Wie viele Menschen in dem neuen Kindergesundheitshaus arbeiten werden und ob sie Angestellte oder niedergelassene Ärzte sein sollen, ist noch nicht entschieden. Die Bergmann-Klinik will eigenes Personal einsetzen, aber auch zusätzliches einstellen, so Erler. Sorge, nicht ausreichend Kinderärzte zu finden, hat er nicht. Die Fachrichtung sei weiterhin sehr beliebt – genauso wie Potsdam als Standort. Außerdem sei die Größe der Klinik wegen der Möglichkeiten zur Weiterbildung und Spezialisierung für viele junge Ärzte attraktiv – im Gegensatz zum Potsdamer Gesundheitsamt, das jahrelang vergeblich Kinderärzte suchte und deshalb schon jetzt auf eine Kooperation mit der Klinik etwa bei den Schuleingangsuntersuchungen angewiesen ist.

Keine Konkurrenz zu Kinderärzten in Potsdam

Ebenfalls noch unklar ist, ob die niedergelassenen Ärzte, die schon jetzt im Medizinischen Versorgungszentrum am Klinik-Standort arbeiten, in das Kindergesundheitshaus integriert werden.
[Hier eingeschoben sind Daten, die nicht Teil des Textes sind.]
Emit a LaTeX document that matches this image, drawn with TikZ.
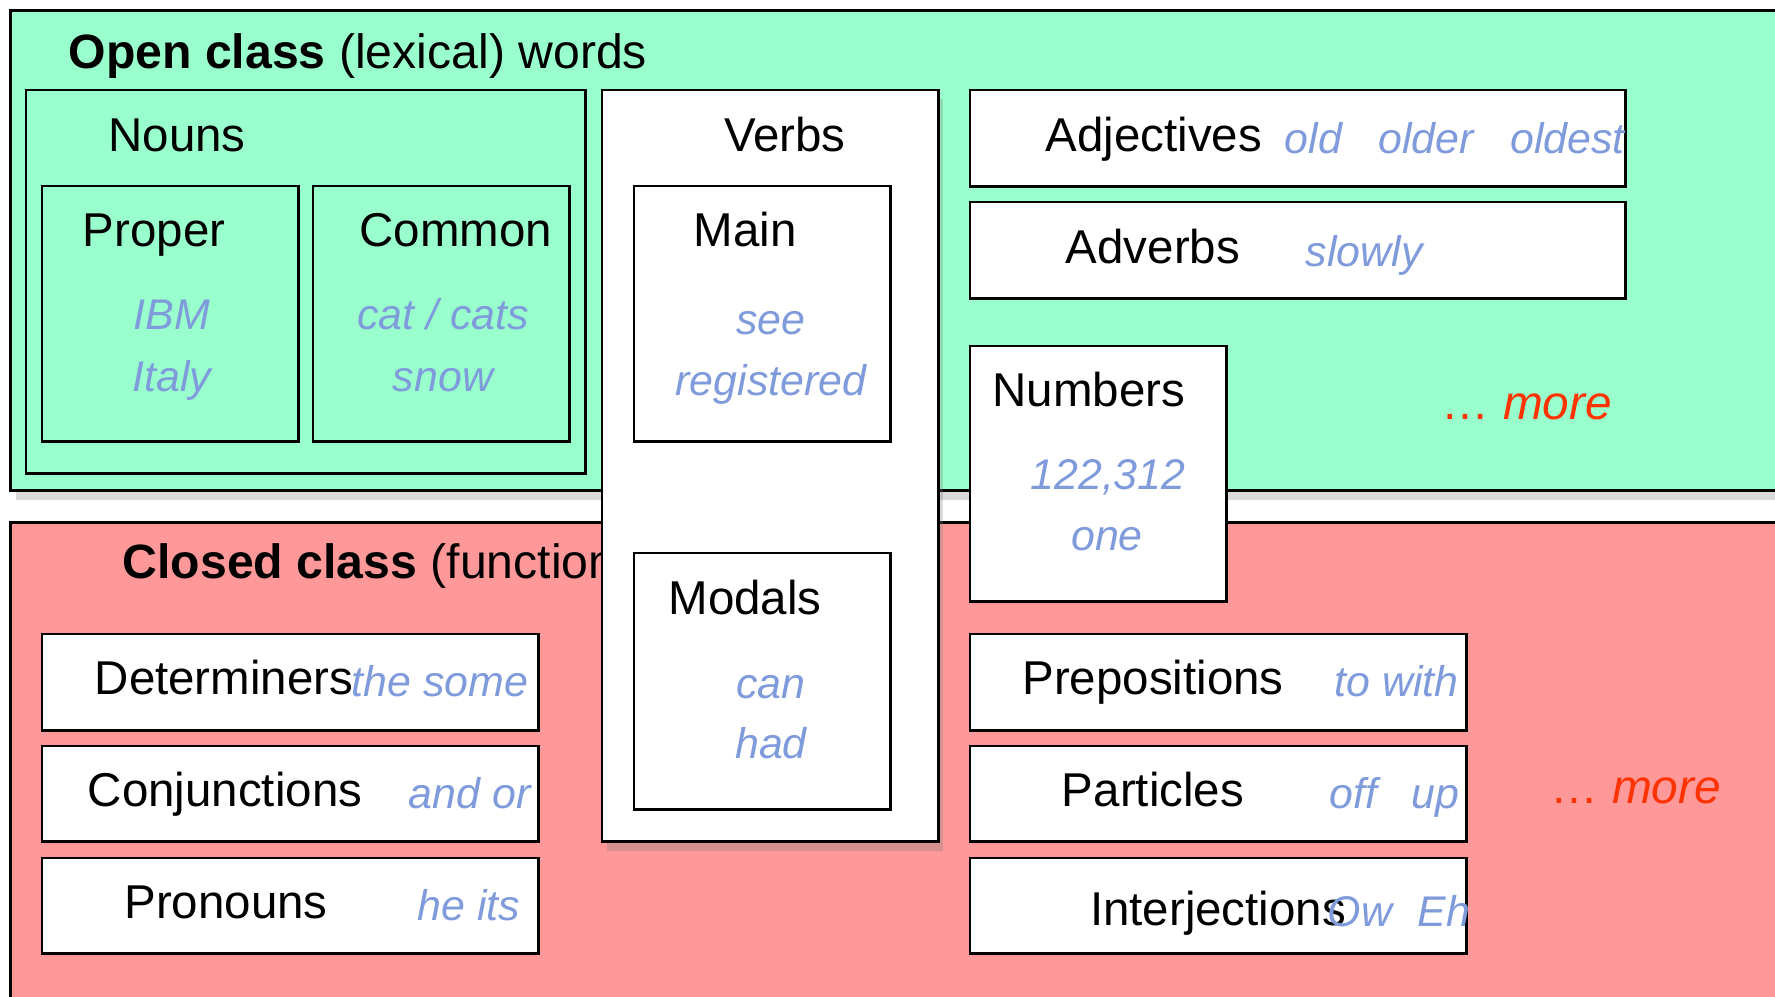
\documentclass[tikz,border=0pt]{standalone}
\usepackage{fontspec}
\setmainfont{Liberation Sans}
\usepackage{tikz}
\usetikzlibrary{shadows}
\definecolor{openfill}{HTML}{99FFCC}
\definecolor{closedfill}{HTML}{FF9999}
\definecolor{exblue}{HTML}{7F9BDC}
\definecolor{morered}{HTML}{FF3300}
\tikzstyle{softshadow} = [drop shadow={shadow xshift=0.05cm, shadow yshift=-0.09cm, opacity=0.3}]
\tikzstyle{classbox} = [draw, line width=0.9pt, anchor=north west, minimum width=18cm, softshadow]
\tikzstyle{catbox} = [draw, line width=0.7pt, anchor=north west]
\tikzstyle{wordbox} = [catbox, fill=white, minimum height=0.95cm]
\tikzstyle{smallbox} = [catbox, minimum width=2.56cm, minimum height=2.55cm]
\tikzstyle{lbl} = [anchor=base]
\tikzstyle{egword} = [anchor=base, text=exblue, font=\fontsize{12.2}{14}\selectfont\itshape]
\tikzstyle{moretext} = [anchor=base, text=morered, font=\fontsize{13.6}{16}\selectfont]

\begin{document}
\begin{tikzpicture}[x=0.01cm, y=-0.01cm, every node/.style={inner sep=0pt, font=\fontsize{13.5}{16}\selectfont}]
    \useasboundingbox (0,0) rectangle (1775,996);
    \node[classbox, fill=openfill, minimum height=4.80cm] (open) at (9,9) {};
    \node[classbox, fill=closedfill, minimum height=5cm] (closed) at (9,521) {};
    \node[anchor=base west, font=\fontsize{13.7}{16}\selectfont] (opentitle) at (68,68) {\textbf{Open class} (lexical) words};
    \node[anchor=base west, font=\fontsize{13.7}{16}\selectfont] (closedtitle) at (122,578) {\textbf{Closed class} (function words)};

    \node[catbox, minimum width=5.59cm, minimum height=3.83cm] (nouns) at (25,89) {};
    \node[lbl] (nounslbl) at (177,151) {Nouns};
    \node[smallbox] (proper) at (41,185) {};
    \node[lbl] (properlbl) at (154,246) {Proper};
    \node[egword] (ibm) at (172,329) {IBM};
    \node[egword] (italy) at (172,391) {Italy};
    \node[smallbox] (common) at (312,185) {};
    \node[lbl] (commonlbl) at (456,246) {Common};
    \node[egword] (cat) at (443,329) {cat / cats};
    \node[egword] (snow) at (443,391) {snow};

    \node[catbox, fill=white, minimum width=3.36cm, minimum height=7.51cm, softshadow] (verbs) at (601,89) {};
    \node[lbl] (verbslbl) at (785,151) {Verbs};
    \node[smallbox] (main) at (633,185) {};
    \node[lbl] (mainlbl) at (745,246) {Main};
    \node[egword] (see) at (771,334) {see};
    \node[egword] (registered) at (771,395) {registered};
    \node[smallbox, minimum height=2.56cm] (modals) at (633,552) {};
    \node[lbl] (modalslbl) at (745,614) {Modals};
    \node[egword] (can) at (771,698) {can};
    \node[egword] (had) at (771,758) {had};

    \node[wordbox, minimum width=6.55cm, minimum height=0.96cm] (adj) at (969,89) {};
    \node[lbl, anchor=base west] (adjlbl) at (1045,151) {Adjectives};
    \node[egword, anchor=base west] (adjeg) at (1284,153) {old\hspace{0.85em}older\hspace{0.85em}oldest};
    \node[wordbox, minimum width=6.55cm, minimum height=0.96cm] (adv) at (969,201) {};
    \node[lbl] (advlbl) at (1153,263) {Adverbs};
    \node[egword, anchor=base west] (adveg) at (1305,266) {slowly};
    \node[smallbox, fill=white] (numbers) at (969,345) {};
    \node[lbl] (numberslbl) at (1089,406) {Numbers};
    \node[egword] (num) at (1108,489) {122,312};
    \node[egword] (one) at (1107,550) {one};
    \node[moretext] (openmore) at (1527,419) {\ldots{} \textit{more}};

    \node[wordbox, minimum width=4.96cm, minimum height=0.96cm] (prep) at (969,633) {};
    \node[lbl] (preplbl) at (1153,694) {Prepositions};
    \node[egword, anchor=base west] (prepeg) at (1334,696) {to with};
    \node[wordbox, minimum width=4.96cm] (part) at (969,745) {};
    \node[lbl] (partlbl) at (1153,806) {Particles};
    \node[egword, anchor=base west] (parteg) at (1329,808) {off\hspace{0.8em}up};
    \node[wordbox, minimum width=4.96cm] (interj) at (969,857) {};
    \node[lbl] (interjlbl) at (1218,925) {Interjections};
    \node[egword, anchor=base west] (interjeg) at (1327,926) {Ow\hspace{0.6em}Eh};
    \node[moretext] (closedmore) at (1636,803) {\ldots{} \textit{more}};

    \node[wordbox, minimum width=4.96cm, minimum height=0.96cm] (det) at (41,633) {};
    \node[lbl] (detlbl) at (224,694) {Determiners};
    \node[egword, anchor=base west] (deteg) at (351,696) {the some};
    \node[wordbox, minimum width=4.96cm] (conj) at (41,745) {};
    \node[lbl] (conjlbl) at (225,806) {Conjunctions};
    \node[egword, anchor=base west] (conjeg) at (408,808) {and or};
    \node[wordbox, minimum width=4.96cm] (pron) at (41,857) {};
    \node[lbl] (pronlbl) at (226,918) {Pronouns};
    \node[egword, anchor=base west] (proneg) at (417,920) {he its};
\end{tikzpicture}
\end{document}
Ziel sei es in jedem Fall nicht, in Konkurrenz zu den Kinderärzten in Potsdam zu treten, so Erler. „Wir wollen niemandem etwas wegnehmen, sondern das Angebot für die Eltern verbessern.“

Die Potsdamer SPD-Landtagsabgeordnete Klara Geywitz begrüßte die Pläne von Stadt und Klinik. Kinder mit Entwicklungsverzögerungen im Vorschulalter warteten bis zu sechs Monate auf einen Termin im Sozialpädiatrischen Zentrum der Klinik. „Ich hoffe, dass durch eine gute Verzahnung aller Angebote auch die Wartezeiten sinken“, so Geywitz.